Foto: João Paulo Krajewski
O papel das provas e da responsabilidade institucional
Walter de Simoni, gerente de Políticas Climáticas e Direito do Instituto Clima e Sociedade (ICS), reforçou a necessidade de se avançar na responsabilização das instituições. Ele apontou que o desmatamento, tanto legal quanto ilegal, não apenas impõe danos ao meio ambiente, mas também afeta o mercado de trabalho, gerando prejuízos econômicos e sociais significativos.
“A luta jurídica para reconhecer o dano climático é um desafio. A resistência do Judiciário em aceitar esse conceito é uma barreira que precisa ser superada”, destacou Walter.
O debate, promovido pelo “Tribunal do Clima”, uma série de encontros realizados durante o CCCA Climate Hub em Belém —, evidenciou a importância da união entre sociedade civil, agentes públicos e Justiça para enfrentar os desafios da Justiça Climática. A combinação de tecnologias como imagens de satélite, dados robustos e arcabouços legais sólidos fortalecerá as bases para combater crimes ambientais de forma cada vez mais eficaz.
Decisões e iniciativas: o avanço da Justiça Climática
As ações discutidas durante o encontro destacaram avanços significativos no plano legal e institucional em prol da Justiça Climática. O Conselho Nacional de Justiça (CNJ), por exemplo, vem desempenhando um papel crucial com a criação de protocolos e resoluções voltados à proteção ambiental — muitos ainda pouco conhecidos nos tribunais:
Essas medidas mostram que o Judiciário começa a construir um sistema próprio de proteção climática, que vai desde protocolos de julgamento até políticas internas de sustentabilidade.
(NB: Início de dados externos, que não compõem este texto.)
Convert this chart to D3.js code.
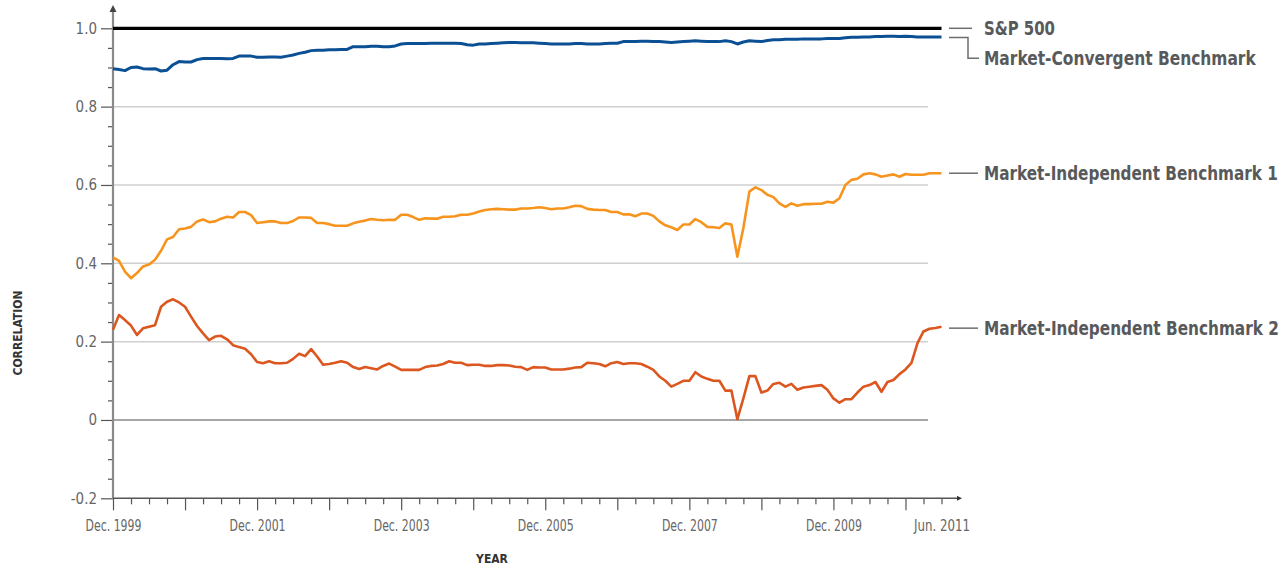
<!DOCTYPE html>
<html>
<head>
<meta charset="utf-8">
<script src="https://cdn.jsdelivr.net/npm/d3@7"></script>
<style>
  html, body { margin: 0; padding: 0; background: #fff; }
  svg { display: block; }
  text { font-family: "Liberation Sans Narrow", "Arial Narrow", "DejaVu Sans Condensed", "Roboto Condensed", sans-serif; }
</style>
</head>
<body>
<svg id="chart" width="1286" height="567"></svg>
<script>
// ---------- DATA (monthly, Dec 1999 = month 0 ... Jun 2011 = month 138) ----------
const seriesNames = ["S&P 500", "Market-Convergent Benchmark", "Market-Independent Benchmark 1", "Market-Independent Benchmark 2"];

const sp500Months = [0, 138];
const sp500 = [1.0, 1.0];

const marketConvergent = [
  .897,.895,.892,.900,.901,.897,.896,.897,.891,.893,.907,.915,.914,.914,.920,.923,.923,.923,.923,.922,
  .923,.929,.929,.929,.926,.926,.927,.927,.926,.929,.932,.936,.939,.943,.944,.944,.945,
  .945,.946,.946,.953,.953,.953,.954,.954,.953,.953,.955,.960,.961,.961,.961,.961,.962,.962,.962,.962,
  .962,.961,.958,.957,.960,.960,.961,.962,.963,.964,.964,.963,.963,.963,.962,.961,.960,.960,.960,.960,
  .961,.961,.960,.960,.960,.961,.962,.962,.966,.966,.966,.967,.967,
  .966,.966,.965,.964,.965,.966,.967,.968,.967,.966,.966,.966,.968,.966,.960,.965,.968,.967,.966,.969,
  .971,.971,.972,.972,.972,.973,.973,.973,.973,.974,.974,.974,.976,.977,.977,.978,.978,.979,.979,.980,
  .980,.979,.980,.979,.978,.978,.978,.978,.978
];

const marketIndependent1 = [
  .415,.406,.379,.362,.375,.392,.397,.409,.432,.461,.467,.487,.489,.493,.507,.512,.505,.507,.514,.519,
  .517,.531,.531,.523,.503,.505,.507,.507,.503,.503,.508,.517,.517,.516,.503,.503,.500,
  .496,.496,.496,.502,.506,.509,.513,.511,.510,.511,.511,.524,.524,.518,.511,.515,.514,.514,.519,.519,
  .520,.524,.524,.527,.532,.536,.538,.539,.538,.537,.537,.540,.540,.541,.543,.541,.538,.540,.540,.543,
  .547,.546,.539,.537,.536,.536,.531,.531,.525,.525,.520,.527,.527,
  .521,.507,.497,.492,.485,.499,.499,.513,.505,.493,.492,.490,.502,.499,.417,.490,.583,.594,.587,.575,
  .569,.553,.544,.553,.547,.551,.551,.552,.552,.557,.555,.566,.600,.613,.616,.627,.630,.627,.621,.624,
  .627,.621,.628,.626,.626,.626,.630,.630,.630
];

const marketIndependent2 = [
  .230,.268,.255,.241,.217,.234,.238,.242,.289,.302,.308,.300,.289,.264,.240,.221,.204,.213,.215,.206,
  .191,.186,.182,.168,.148,.145,.150,.145,.145,.146,.156,.169,.163,.181,.162,.141,.143,
  .146,.150,.146,.135,.130,.135,.132,.129,.138,.144,.136,.128,.128,.128,.128,.135,.138,.139,.143,.150,
  .146,.146,.140,.141,.141,.138,.138,.140,.140,.139,.136,.135,.128,.135,.134,.134,.129,.129,.129,.131,
  .134,.135,.146,.145,.143,.137,.145,.148,.143,.145,.145,.143,.136,
  .128,.111,.100,.085,.092,.100,.100,.122,.111,.105,.100,.100,.075,.075,.002,.055,.112,.112,.070,.075,
  .092,.095,.085,.092,.077,.083,.085,.087,.089,.077,.055,.044,.053,.053,.070,.085,.089,.097,.072,.097,
  .102,.117,.129,.146,.196,.226,.233,.235,.238
];

const xTickMonths = [0, 24, 48, 72, 96, 120, 138];
const xTickLabels = ["Dec. 1999", "Dec. 2001", "Dec. 2003", "Dec. 2005", "Dec. 2007", "Dec. 2009", "Jun. 2011"];
const yMajorTicks = [-0.2, 0, 0.2, 0.4, 0.6, 0.8, 1.0];
const yTickLabels = ["-0.2", "0", "0.2", "0.4", "0.6", "0.8", "1.0"];
const yGridValues = [0.2, 0.4, 0.6, 0.8];

// ---------- LAYOUT ----------
const svg = d3.select("#chart");
const x = d3.scaleLinear().domain([0, 138]).range([113, 941.5]);
const y = d3.scaleLinear().domain([-0.2, 1.0]).range([498.3, 28.3]);
const gridEnd = 928;

const colBlue = "#0b4f95", colOrange = "#f7941d", colRed = "#dc561f";
const labelColor = "#58595b";

// squeeze a text horizontally (around its anchor x) if its natural width exceeds maxW
function fitWidth(sel, maxW, anchorX, anchor) {
  sel.each(function () {
    const w = this.getComputedTextLength();
    if (w > maxW) {
      const k = maxW / w;
      const ax = anchorX !== undefined ? anchorX : +this.getAttribute("x");
      this.setAttribute("transform", `translate(${ax},0) scale(${k},1) translate(${-ax},0)`);
    }
  });
}

const defs = svg.append("defs");
defs.append("marker").attr("id", "arrX").attr("viewBox", "0 0 10 10").attr("refX", 2).attr("refY", 5)
  .attr("markerWidth", 5).attr("markerHeight", 5).attr("markerUnits", "userSpaceOnUse").attr("orient", "auto")
  .append("path").attr("d", "M0,0 L10,5 L0,10 z").attr("fill", "#333");

// gridlines
svg.append("g").selectAll("line").data(yGridValues).join("line")
  .attr("x1", x(0)).attr("x2", gridEnd)
  .attr("y1", d => y(d)).attr("y2", d => y(d))
  .attr("stroke", "#cfcfcf").attr("stroke-width", 1.5);
svg.append("line").attr("x1", x(0)).attr("x2", gridEnd).attr("y1", y(0)).attr("y2", y(0))
  .attr("stroke", "#a6a6a6").attr("stroke-width", 2);

// y axis
const yMinorTicks = d3.range(-0.15, 1.0, 0.05).map(v => +v.toFixed(2)).filter(v => Math.round(v * 100) % 20 !== 0);
const yMinor = svg.append("g").attr("transform", `translate(${x(0)},0)`)
  .call(d3.axisLeft(y).tickValues(yMinorTicks).tickSize(5).tickFormat(""));
const yMajor = svg.append("g").attr("transform", `translate(${x(0)},0)`)
  .call(d3.axisLeft(y).tickValues(yMajorTicks).tickSize(12).tickPadding(4)
    .tickFormat((d, i) => yTickLabels[i]));
[yMinor, yMajor].forEach(g => {
  g.select(".domain").remove();
  g.selectAll("line").attr("stroke", "#555").attr("stroke-width", 1.2);
});
yMajor.selectAll("text").attr("fill", "#666").attr("font-size", 15);
svg.append("line").attr("x1", x(0)).attr("x2", x(0)).attr("y1", y(-0.2) + 0.5).attr("y2", 12)
  .attr("stroke", "#8a8a8a").attr("stroke-width", 2.2);
svg.append("path").attr("d", `M${x(0) - 3.5},12 L${x(0)},5 L${x(0) + 3.5},12 Z`).attr("fill", "#444");

// x axis
const quarterTicks = d3.range(0, 139, 3).filter(m => m % 12 !== 0);
const yearTicks = d3.range(0, 139, 12);
const xMinor = svg.append("g").attr("transform", `translate(0,${y(-0.2)})`)
  .call(d3.axisBottom(x).tickValues(quarterTicks).tickSize(6).tickFormat(""));
const xMajor = svg.append("g").attr("transform", `translate(0,${y(-0.2)})`)
  .call(d3.axisBottom(x).tickValues(yearTicks).tickSize(12).tickFormat(""));
const xLab = svg.append("g").attr("transform", `translate(0,${y(-0.2)})`)
  .call(d3.axisBottom(x).tickValues(xTickMonths).tickSize(0).tickPadding(22)
    .tickFormat((d, i) => xTickLabels[i]));
[xMinor, xMajor, xLab].forEach(g => {
  g.select(".domain").remove();
  g.selectAll("line").attr("stroke", "#555").attr("stroke-width", 1.2);
});
xLab.selectAll("text").attr("fill", "#666").attr("font-size", 15)
  .each(function () {
    const w = this.getComputedTextLength(), maxW = 56;
    if (w > maxW) this.setAttribute("transform", `scale(${maxW / w},1)`);
  });
svg.append("line").attr("x1", x(0)).attr("x2", 958).attr("y1", y(-0.2)).attr("y2", y(-0.2))
  .attr("stroke", "#555").attr("stroke-width", 1.5).attr("marker-end", "url(#arrX)");

// axis titles
svg.append("text").attr("x", 492).attr("y", 563).attr("text-anchor", "middle")
  .attr("font-size", 12).attr("font-weight", "bold").attr("fill", "#333")
  .text("YEAR");
svg.append("text").attr("transform", "translate(21.5,333) rotate(-90)").attr("text-anchor", "middle")
  .attr("font-size", 12).attr("font-weight", "bold").attr("fill", "#333")
  .text("CORRELATION");

// lines
const line = d3.line().x((d, i) => x(i)).y(d => y(d));
svg.append("path").datum(marketIndependent2).attr("d", line)
  .attr("fill", "none").attr("stroke", colRed).attr("stroke-width", 2.6).attr("stroke-linejoin", "round");
svg.append("path").datum(marketIndependent1).attr("d", line)
  .attr("fill", "none").attr("stroke", colOrange).attr("stroke-width", 2.6).attr("stroke-linejoin", "round");
svg.append("path").datum(marketConvergent).attr("d", line)
  .attr("fill", "none").attr("stroke", colBlue).attr("stroke-width", 3).attr("stroke-linejoin", "round");
const spLine = d3.line().x((d, i) => x(sp500Months[i])).y(d => y(d));
svg.append("path").datum(sp500).attr("d", spLine)
  .attr("fill", "none").attr("stroke", "#000").attr("stroke-width", 3.2);

// labels + connectors
const lastMC = marketConvergent[marketConvergent.length - 1];
const lastI1 = marketIndependent1[marketIndependent1.length - 1];
const lastI2 = marketIndependent2[marketIndependent2.length - 1];
const cx0 = 949, cx1 = 972, tx = 984;
const conn = svg.append("g").attr("fill", "none").attr("stroke", "#6d6e70").attr("stroke-width", 1.5);
conn.append("path").attr("d", `M${cx0},${y(1.0)} H${cx1}`);
conn.append("path").attr("d", `M${cx0},${y(lastMC) + 0.6} H${968} V${58.3} H${979}`);
conn.append("path").attr("d", `M${cx0},${y(lastI1)} H${978}`);
conn.append("path").attr("d", `M${cx0},${y(lastI2) + 1.4} H${978}`);

const labelData = [
  { name: seriesNames[0], yy: y(1.0), w: 71 },
  { name: seriesNames[1], yy: 58.3, w: 272 },
  { name: seriesNames[2], yy: y(lastI1), w: 294 },
  { name: seriesNames[3], yy: y(lastI2) + 1.4, w: 295 }
];
const labs = svg.append("g").selectAll("text").data(labelData).join("text")
  .attr("x", tx).attr("y", d => d.yy).attr("dy", "0.36em")
  .attr("font-size", 19.5).attr("font-weight", "bold").attr("fill", labelColor)
  .text(d => d.name);
labs.each(function (d) { fitWidth(d3.select(this), d.w, tx); });
</script>
</body>
</html>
Entre as principais resoluções, estão:
• Protocolo para Julgamento de Ações Ambientais (Recomendação CNJ n. 145/2023): orienta magistrados a considerar danos climáticos em ações ambientais e aplicar métodos para cálculo dos impactos, como emissões de gases de efeito estufa pela destruição de vegetação nativa.
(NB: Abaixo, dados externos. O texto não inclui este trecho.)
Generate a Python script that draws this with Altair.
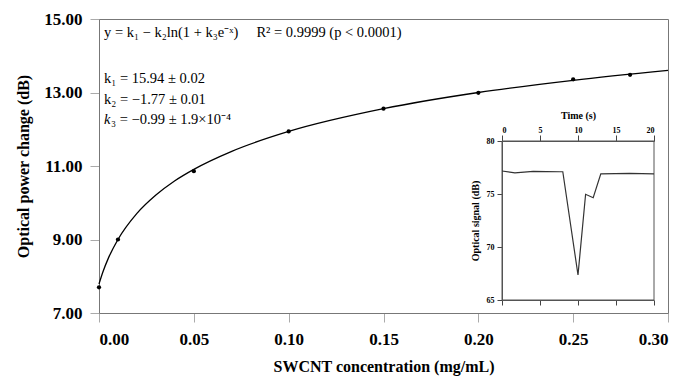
import altair as alt
import pandas as pd

# ---- data ----
conc = [0.0, 0.01, 0.05, 0.10, 0.15, 0.20, 0.25, 0.28]
power = [7.70, 9.00, 10.86, 11.94, 12.56, 12.99, 13.36, 13.48]

fit_x = [0.0, 0.002, 0.005, 0.01, 0.02, 0.03, 0.04, 0.05, 0.07, 0.10, 0.15, 0.20, 0.25, 0.30]
fit_y = [7.79, 8.11, 8.50, 9.00, 9.71, 10.21, 10.60, 10.91, 11.40, 11.94, 12.56, 13.00, 13.33, 13.60]

time_s = [0.0, 1.7, 4.1, 7.6, 8.0, 10.0, 11.0, 12.0, 13.0, 16.8, 20.0]
signal_db = [77.17, 77.0, 77.14, 77.1, 77.1, 67.36, 74.97, 74.65, 76.9, 76.95, 76.9]

x_ticks = [0.0, 0.05, 0.10, 0.15, 0.20, 0.25, 0.30]
y_ticks = [7, 9, 11, 13, 15]
t_ticks = [0, 5, 10, 15, 20]
s_ticks = [65, 70, 75, 80]

NB = "\u00a0"
eq_lines = [
    "y = k\u2081 \u2212 k\u2082ln(1 + k\u2083e\u207b\u02e3)" + NB * 5 + "R\u00b2 = 0.9999 (p < 0.0001)",
    "k\u2081 = 15.94 \u00b1 0.02",
    "k\u2082 = \u22121.77 \u00b1 0.01",
    "\u2083 = \u22120.99 \u00b1 1.9\u00d710\u207b\u2074",
]
k3_symbol = ["k"]

W, H = 569, 294
FONT = "Liberation Serif"

fit_df = pd.DataFrame({"x": fit_x, "y": fit_y})
pt_df = pd.DataFrame({"x": conc, "y": power})
ins_df = pd.DataFrame({"t": time_s, "s": signal_db})
frame_df = pd.DataFrame({"t0": [t_ticks[0]], "t1": [t_ticks[-1]], "s0": [s_ticks[0]], "s1": [s_ticks[-1]]})

xs = alt.Scale(domain=[0, 0.3], nice=False, zero=False)
ys = alt.Scale(domain=[7, 15], nice=False, zero=False)
ts = alt.Scale(domain=[0, 20], nice=False, range=[403, 555])
ss = alt.Scale(domain=[65, 80], nice=False, zero=False, range=[281, 122])

main_x_axis = alt.Axis(values=x_ticks, format=".2f", title="SWCNT concentration (mg/mL)",
                       labelFont=FONT, labelFontSize=17, labelFontWeight="bold", labelColor="black",
                       titleFont=FONT, titleFontSize=16, titleFontWeight="bold", titleColor="black",
                       tickSize=9, tickColor="#aaa", domainColor="#777", labelPadding=9,
                       titlePadding=11, grid=False)
main_y_axis = alt.Axis(values=y_ticks, format=".2f", title="Optical power change (dB)",
                       labelFont=FONT, labelFontSize=17, labelFontWeight="bold", labelColor="black",
                       titleFont=FONT, titleFontSize=16, titleFontWeight="bold", titleColor="black",
                       tickSize=9, tickColor="#aaa", domainColor="#777", labelPadding=8,
                       titlePadding=12, grid=False)

curve = alt.Chart(fit_df).mark_line(color="black", strokeWidth=1.3, interpolate="monotone").encode(
    x=alt.X("x:Q", scale=xs, axis=main_x_axis),
    y=alt.Y("y:Q", scale=ys, axis=main_y_axis),
)
points = alt.Chart(pt_df).mark_point(filled=True, color="black", size=18, opacity=1).encode(
    x=alt.X("x:Q", scale=xs, axis=None),
    y=alt.Y("y:Q", scale=ys, axis=None),
)

frame = alt.Chart(frame_df).mark_rect(fillOpacity=0, stroke="#555", strokeWidth=1).encode(
    x=alt.X("t0:Q", scale=ts, axis=alt.Axis(orient="bottom", offset=-(H - 281), values=t_ticks,
                                            labels=False, title=None, tickSize=5, tickColor="#444",
                                            domainColor="#555", grid=False)),
    x2="t1:Q",
    y=alt.Y("s0:Q", scale=ss, axis=None),
    y2="s1:Q",
)

inset = alt.Chart(ins_df).mark_line(color="#333", strokeWidth=1.2).encode(
    x=alt.X("t:Q", scale=ts, axis=alt.Axis(orient="top", offset=-122, values=t_ticks, title="Time (s)",
                                           labelFont=FONT, labelFontSize=8, labelFontWeight="bold",
                                           labelColor="black", titleFont=FONT, titleFontSize=10,
                                           titleFontWeight="bold", titleColor="black", tickSize=6,
                                           tickColor="#444", domainColor="#555", labelPadding=1,
                                           titlePadding=6, grid=False)),
    y=alt.Y("s:Q", scale=ss, axis=alt.Axis(orient="left", offset=-403, values=s_ticks,
                                           title="Optical signal (dB)", labelFont=FONT, labelFontSize=8,
                                           labelFontWeight="bold", labelColor="black", titleFont=FONT,
                                           titleFontSize=10, titleFontWeight="bold", titleColor="black",
                                           tickSize=5, tickColor="#444", domainColor="#555",
                                           labelPadding=3, titlePadding=6, grid=False)),
)

text_pos = [(5, 14), (5, 60), (5, 81), (12, 101)]
texts = []
for line, (tx, ty) in zip(eq_lines, text_pos):
    texts.append(
        alt.Chart(pd.DataFrame({"label": [line]})).mark_text(
            align="left", baseline="middle", font=FONT, fontSize=14.5, color="black"
        ).encode(x=alt.value(tx), y=alt.value(ty), text="label:N")
    )
texts.append(
    alt.Chart(pd.DataFrame({"label": k3_symbol})).mark_text(
        align="left", baseline="middle", font=FONT, fontSize=14.5, fontStyle="italic", color="black"
    ).encode(x=alt.value(5), y=alt.value(101), text="label:N")
)

chart = alt.layer(curve, points, frame, inset, *texts).resolve_scale(
    x="independent", y="independent"
).properties(
    width=W, height=H,
    autosize=alt.AutoSizeParams(type="none"),
    padding={"left": 91, "top": 11, "right": 8, "bottom": 63},
    background="white",
).configure_view(stroke="#777", strokeWidth=1)

chart.save("out.html", embed_options={"renderer": "svg", "actions": False})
• Protocolo de Crise Socioambiental (Resolução CNJ 646/2025): estabelece diretrizes para lidar com crises climáticas, desde a prevenção e preparação até a resposta emergencial.
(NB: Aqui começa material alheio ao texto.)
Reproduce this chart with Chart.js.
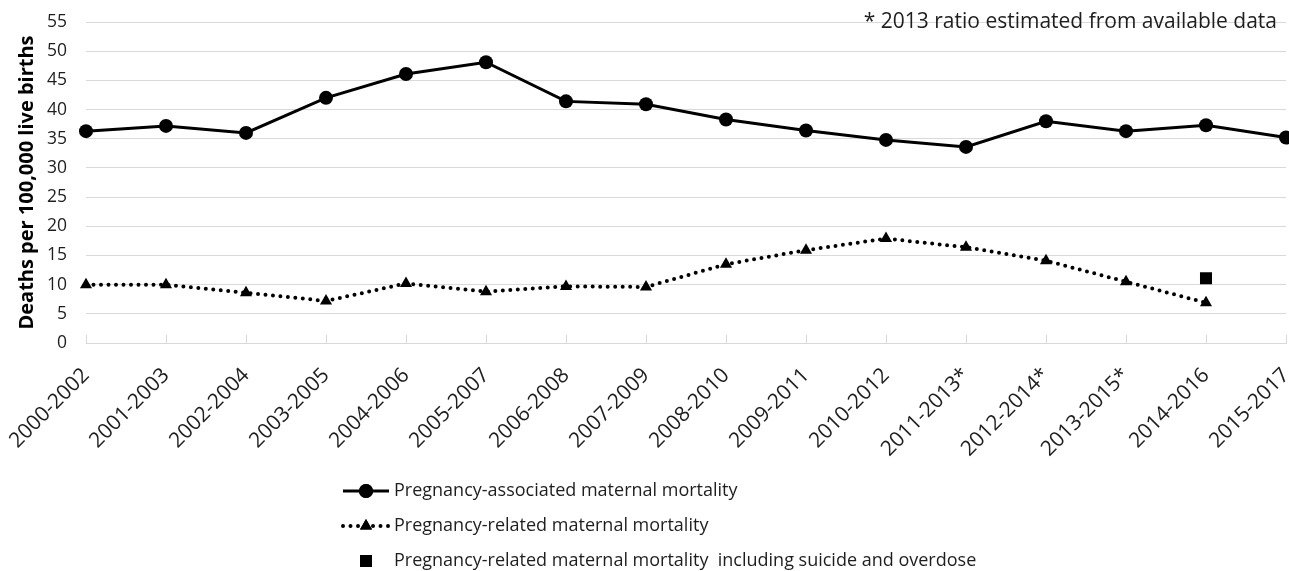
<!DOCTYPE html>
<html><head><meta charset="utf-8">
<script src="https://cdn.jsdelivr.net/npm/chart.js@4.4.1/dist/chart.umd.min.js"></script>
<style>html,body{margin:0;padding:0;background:#fff;}</style>
</head><body>
<canvas id="c" width="1289" height="571"></canvas>
<script>
const categories = ['2000-2002','2001-2003','2002-2004','2003-2005','2004-2006','2005-2007','2006-2008','2007-2009','2008-2010','2009-2011','2010-2012','2011-2013*','2012-2014*','2013-2015*','2014-2016','2015-2017'];
const associated = [36.3, 37.2, 36.0, 42.0, 46.1, 48.1, 41.4, 40.9, 38.3, 36.4, 34.8, 33.6, 38.0, 36.3, 37.3, 35.2];
const related = [10.0, 10.0, 8.6, 7.2, 10.2, 8.8, 9.7, 9.6, 13.5, 15.9, 17.9, 16.4, 14.1, 10.5, 6.9, null];
const relatedSuicide = [null, null, null, null, null, null, null, null, null, null, null, null, null, null, 11.1, null];
const seriesLabels = ['Pregnancy-associated maternal mortality', 'Pregnancy-related maternal mortality', 'Pregnancy-related maternal mortality  including suicide and overdose'];
const yTitle = 'Deaths per 100,000 live births';
const yMin = 0, yMax = 55, yStep = 5;
const note = '* 2013 ratio estimated from available data';

const FONT = "'Open Sans', sans-serif";
const TXT = '#1e1e1e';
const GRID = '#d9d9d9';

const customDraw = {
  id: 'customDraw',
  beforeDatasetsDraw(chart) {
    const ctx = chart.ctx, ca = chart.chartArea, xs = chart.scales.x;
    ctx.save();
    ctx.strokeStyle = GRID; ctx.lineWidth = 1;
    for (let i = 0; i < categories.length; i++) {
      const px = Math.round(xs.getPixelForTick(i)) + 0.5;
      ctx.beginPath(); ctx.moveTo(px, ca.bottom); ctx.lineTo(px, ca.bottom - 8); ctx.stroke();
    }
    ctx.restore();
  },
  afterDraw(chart) {
    const ctx = chart.ctx;
    ctx.save();
    ctx.font = "21px " + FONT; ctx.fillStyle = TXT;
    ctx.textAlign = 'right'; ctx.textBaseline = 'middle';
    ctx.fillText(note, 1277, 22);
    const rows = [491, 526, 561];
    const x0 = 343, x1 = 389, xm = 366, tx = 394;
    chart.data.datasets.forEach((ds, i) => {
      const y = rows[i];
      if (ds.showLine !== false) {
        ctx.save();
        ctx.strokeStyle = '#000'; ctx.lineWidth = ds.borderWidth;
        ctx.lineCap = ds.borderCapStyle || 'butt';
        ctx.setLineDash(ds.borderDash || []);
        ctx.beginPath(); ctx.moveTo(x0, y); ctx.lineTo(x1, y); ctx.stroke();
        ctx.restore();
      }
      ctx.fillStyle = '#000'; ctx.strokeStyle = '#000';
      Chart.helpers.drawPoint(ctx, {pointStyle: ds.pointStyle, radius: ds.pointRadius, borderWidth: 0, rotation: 0}, xm, y);
      ctx.fill();
      ctx.fillStyle = TXT; ctx.textAlign = 'left'; ctx.textBaseline = 'middle';
      ctx.font = "18px " + FONT;
      ctx.fillText(ds.label, tx, y);
    });
    ctx.restore();
  }
};

const ctx = document.getElementById('c').getContext('2d');
new Chart(ctx, {
  type: 'line',
  data: {
    labels: categories,
    datasets: [
      { label: seriesLabels[0], data: associated, borderColor: '#000', backgroundColor: '#000', borderWidth: 3,
        pointStyle: 'circle', pointRadius: 7, pointBorderWidth: 0, pointBackgroundColor: '#000', fill: false, tension: 0 },
      { label: seriesLabels[1], data: related, borderColor: '#000', backgroundColor: '#000', borderWidth: 4,
        borderDash: [0, 7.5], borderCapStyle: 'round', pointStyle: 'triangle', pointRadius: 7, pointBorderWidth: 0,
        pointBackgroundColor: '#000', fill: false, tension: 0, spanGaps: false },
      { label: seriesLabels[2], data: relatedSuicide, borderColor: '#000', backgroundColor: '#000', showLine: false,
        pointStyle: 'rect', pointRadius: 8.5, pointBorderWidth: 0, pointBackgroundColor: '#000' }
    ]
  },
  options: {
    responsive: false, animation: false, devicePixelRatio: 1,
    layout: { padding: { top: 22, right: 3, left: 0, bottom: 0 }, autoPadding: false },
    plugins: { legend: { display: false }, tooltip: { enabled: false } },
    scales: {
      x: {
        offset: false,
        grid: { display: false, drawTicks: false },
        border: { display: true, color: GRID, width: 1 },
        ticks: { autoSkip: false, maxRotation: 45, minRotation: 45, padding: 20, color: TXT,
                 font: { family: FONT, size: 21 } },
        afterFit(s) { s.height = 228; s.paddingLeft = 0; s.paddingRight = 0; }
      },
      y: {
        min: yMin, max: yMax,
        grid: { color: GRID, drawTicks: false },
        border: { display: false },
        ticks: { stepSize: yStep, padding: 19, color: TXT, font: { family: FONT, size: 17.5 } },
        title: { display: true, text: yTitle, color: '#000', padding: { top: 15, bottom: 0 },
                 font: { family: FONT, size: 20, weight: 'bold' } },
        afterFit(s) { s.width = 86; s.paddingTop = 0; s.paddingBottom = 0; }
      }
    }
  },
  plugins: [customDraw]
});
</script>
</body></html>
• Política de Sustentabilidade no Poder Judiciário (Resolução CNJ 400/2021): estimula práticas ambientalmente corretas e a neutralização de emissões de carbono com o programa Carbono Zero (Resolução CNJ 594/2024).
• Resolução 433/2021: garante ações integradas em todo o Judiciário para fomentar a Política Nacional do Poder Judiciário para o Clima e o Meio Ambiente.
MMA e o caminho jurídico
O Ministério do Meio Ambiente (MMA) também avançou com a aprovação de critérios que qualificam e quantificam danos climáticos, incluindo especificações sobre emissões de gases de efeito estufa. Tais parâmetros oferecem uma base sólida para ações judiciais mais consistentes, como destacou Walter de Simoni: “A criação de um arcabouço mais robusto é essencial para garantir que os danos ambientais recebam a devida atenção no Judiciário.
”O consenso entre os palestrantes aponta para um longo caminho de alinhamento entre o Judiciário e as demandas climáticas. “A busca por segurança jurídica é essencial para que as iniciativas de proteção ambiental sejam implementadas com eficácia e respeitadas. Isso exige advocacy, educação e uma abordagem contínua e colaborativa”, concluiu Natália Lacerda.
A avaliação é que a convergência entre Justiça, sociedade civil e órgãos ambientais ainda é um desafio, mas o caminho para uma Justiça Climática mais efetiva já começou a ser traçado.